Mentre Tibor Kováč sgranava le implacabili cascate di note del Concerto n. 2 per violino e orchestra con una tenuta ritmica da macchina da guerra, pensavo che benché fosse tutto giusto, giustissimo, quella bellezza trascendentale, spietata, della musica di Béla Bartók, pretendesse di più. Forse un briciolo di carattere, di personalità o estroversione, forse di coraggio. Intendiamoci, Kováč le note ce le ha tutte - o quasi, qualche pasticcio qua o là ci scappa, me è cosa da poco - e in un lavoro di tale complessità, l’uscirne indenni è già un successo. Non solo: ci sono frasi ostiche che gli riescono con una morbidezza e una facilità di legato che lascia esterrefatti. Il suono del suo Stradivari è poi bello, luminoso, piccolo ma ficcante. C’è tuttavia nel suo gusto una stilizzazione che diventa quasi intimismo, se non timidezza, a tratti eccessiva, soprattutto per una musica tanto eclettica, varia nei caratteri e nei colori.
Certo il risultato è affascinante, perché un Bartók così pudico e trattenuto, così liricizzato, non è comune e merita di essere ascoltato, però l’impressione di un certo contegno, di un navigare a vista, a tratti c’è. Insomma Tibor Kováč è senza dubbio un eccellente, forse straordinario strumentista, ma per imporsi sul palco come solista manca qualcosa.
Chi invece sta benissimo al proprio posto, cioè il podio, è Juraj Valčuha il quale dopo aver sorretto con perizia – e una certa prudenza – le sorti del concerto di Bartók, si esibisce in un’affascinante interpretazione della Sinfonia n. 2 in re maggiore, op. 73 di Johannes Brahms, puntando più o meno nella stessa direzione classicheggiante e apollinea, ma con risultati assai più entusiasmanti. Nella lettura di Valčuha, è evidente, c’è uno studio profondo della partitura e un accorto lavoro di bulino su ogni singolo inciso, su ogni sfumatura dinamica. Ne esce per l’appunto un'esecuzione olimpica, equilibratissima e levigata in cui ogni dettaglio emerge con chiarezza e inserendosi in un disegno coerente e pensato. Il suono è perfettamente bilanciato e “giusto”, l’articolazione brillante e non priva di fantasia ma sempre nei binari dell’eleganza.

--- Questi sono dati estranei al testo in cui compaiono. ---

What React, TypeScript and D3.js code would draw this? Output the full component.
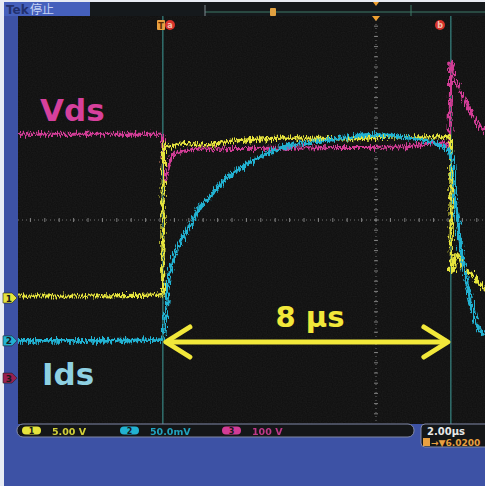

Lo scotto da pagare a una impostazione simile è la rinuncia a qualcosa in termini di abbandono e “passionalità”, ammesso e non concesso che tutto ciò ci debba essere per forza.
L’Orchestra Haydn è precisissima, trasparente, e può vantare alcune sezioni, su tutte gli archi gravi, capaci di sonorità calde e piene. Se a tratti si avverte un’eccessiva secchezza, o quantomeno una debolezza nella rotondità dell’amalgama, è cosa forse imputabile più alla concertazione cameristica e “chiara” che non a qualità intrinseche dell’orchestra.
La cortese ma tiepida l’accoglienza dopo Bartók, diventa trionfo a fine concerto.